Market Structure: Modest Upside in Subdued Volume
$BTC and $ETH are grinding higher in the current session with minimal conviction. Bitcoin's 24-hour volume stands at $16.28 billion while Ethereum records $8.46 billion - both numbers reflect typical institutional absence rather than retail enthusiasm. Price action remains range-bound: $BTC 0.83% higher and $ETH 0.50% higher suggest consolidation rather than directional commitment. These gains lack the volume thrust typically required to signal a sustained breakout.
The narrow trading band indicates market participants are holding risk rather than accumulating. On-chain data will likely dominate positioning decisions over the next session - not price action alone.
The Exploit: Router Approval Mechanics and Risk Vectors
Blockaid reported that jaredfromsubway.eth was socially engineered into signing approvals for malicious trading routes. The attacker then exploited those standing approvals to extract WETH, USDC, and USDT without further authorization.
This attack vector targets a structural vulnerability in ERC-20 token approvals: once a smart contract is granted permission to move a user's tokens (unlimited or otherwise), that permission persists until explicitly revoked. Traders often grant broad approvals to router contracts to streamline multi-hop swaps. If that router is compromised or replaced with a malicious contract, the attacker gains access to the entire approved balance.
The incident underscores a key operational risk for active traders in decentralized finance. High-frequency swappers and liquidity providers regularly maintain large standing approvals to minimize gas costs per transaction. That convenience creates surface area for phishing and supply-chain attacks.

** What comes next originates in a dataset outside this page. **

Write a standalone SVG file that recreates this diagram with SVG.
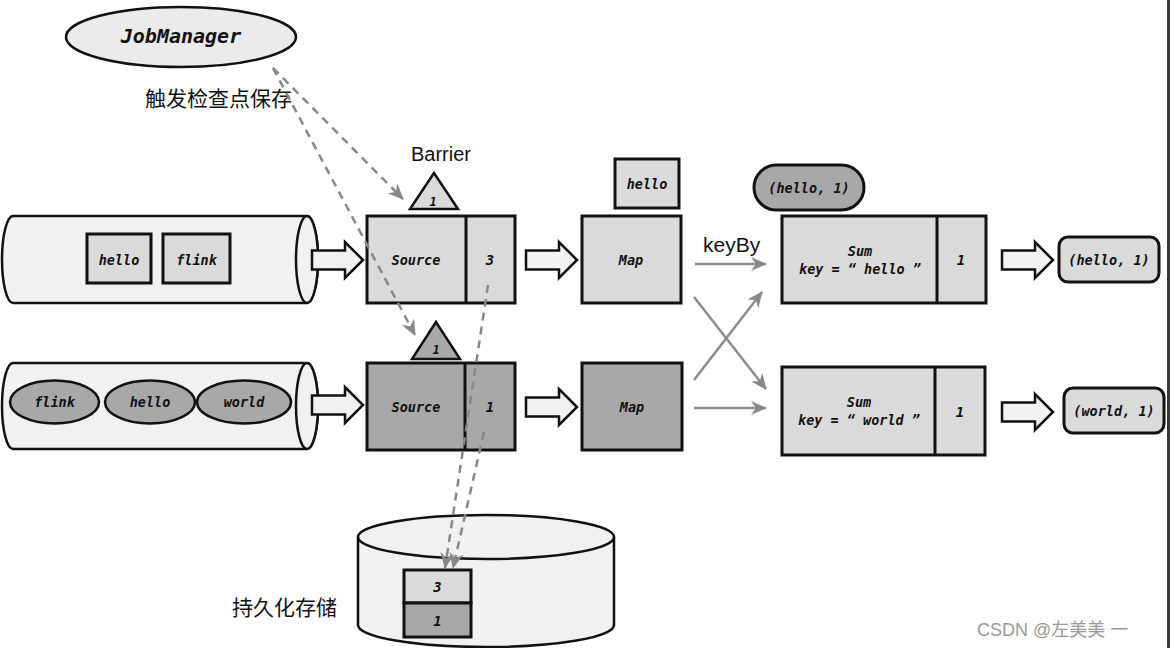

Implications for Risk Management
This exploit does not materially move macro pricing - wallet-level security breaches rarely shift directional bias across major assets. However, it reinforces a critical operational discipline: traders managing significant USDC, USDT, and WETH positions should audit approval grants regularly and revoke unused permissions.
The attack also highlights why institutional traders often use hardware wallets with explicit signing workflows and why protocol teams continue investing in contract verification and formal audit frameworks. Approval management tools have proliferated (Revoke.cash, Etherscan's approval interface, etc.) but remain underutilized by retail participants.